Em meio ao caos que se seguiu ao terremoto, quando a usina entrou em colapso, era preciso achar operários às pressas. As agências de emprego começaram a enviar trabalhadores para a Tepco, sem muito controle. O alto risco da tarefa fez que a empreitada só fosse atrativa para quem não tinha outra oportunidade possível de emprego — indigentes, pessoas endividadas, aposentados que não conseguem se sustentar. O jornalista freelancer Yomohiko Suzuki, se candidatou para tentar apurar o que se passava dentro da central. Foi contratado como empregado temporário e, entre julho e agosto de 2011, registrou os bastidores de Fukushima. Ele classificou a luta para desaquecer os reatores como uma sentença de morte. No livro que publicou sobre a investigação, Suzuki confirmou que havia empregados agenciados pela Yakuza.

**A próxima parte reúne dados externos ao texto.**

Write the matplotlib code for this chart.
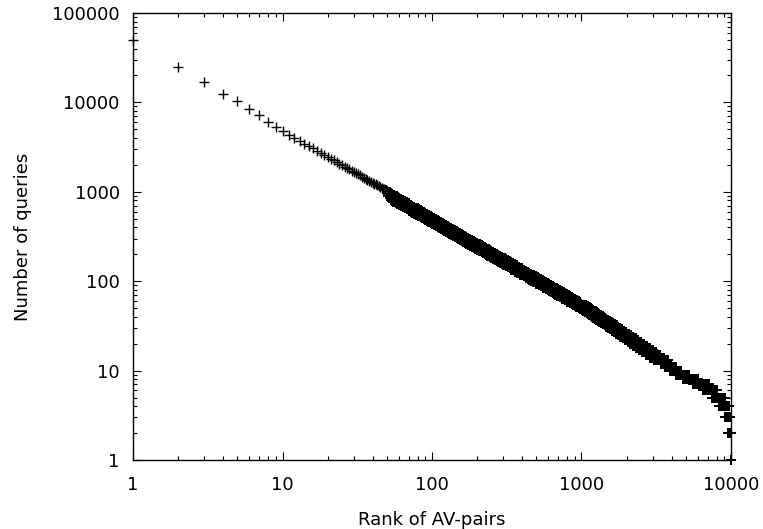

— A influência da máfia aumentou após o acidente, mas ela não teve que forçar sua presença. Já atuava na região antes da tragédia — explicou.
Os recrutados só recebem pelos dias que trabalham, sem seguro de saúde ou compensação pelos dias em que ficam doentes. Além disso, ficam apenas com uma parcela do salário, muitas vezes a menor — o resto vai para as mãos das agências recrutadoras ou a Yakuza.
O Centro de Informação Nuclear do Cidadão (Cnic, na sigla em inglês), ONG que reúne especialistas em radiação, defende que o governo e a Tepco se responsabilizem diretamente pelo monitoramento da saúde dos trabalhadores, garantindo o pagamento de seguros. No Japão, a dose de radiação máxima permitida para empregados do setor é de 50 millisieverts por ano. Se esse limite é ultrapassado, eles são dispensados. Mas os “ciganos” dispensados podem acabar sendo recontratados, através de outras agências — e a escassez de mão de obra para o trabalho pode acabar levando a vista grossa em relação às violações de segurança.
— A Tepco dá instruções sobre os perigos da exposição excessiva, mas trabalhadores que já assistiram a essas palestras contaram que são apenas protocolares. Eles não aprendem nada — diz Hajime Matsukubo, um dos porta-vozes da Cnic.
As vítimas, porém, muitas vezes parecem aceitar a situação, que consideram uma melhora em relação às suas condições de vida anteriores. É o caso de Shizuya Nishiyama. Depois de passar a vida trabalhando na indústria da construção civil, já não conseguia emprego aos 57 anos. Vivia como sem teto na estação de Sendai até ser recrutado para trabalhar em Fukushima.
— Não me arrependo. Tomam parte do seu salário e a situação é difícil, mas é melhor ser um trabalhador nuclear do que dormir na rua em pleno inverno e sem comida — disse ele, que hoje ajuda a recrutar novos voluntários para a limpeza.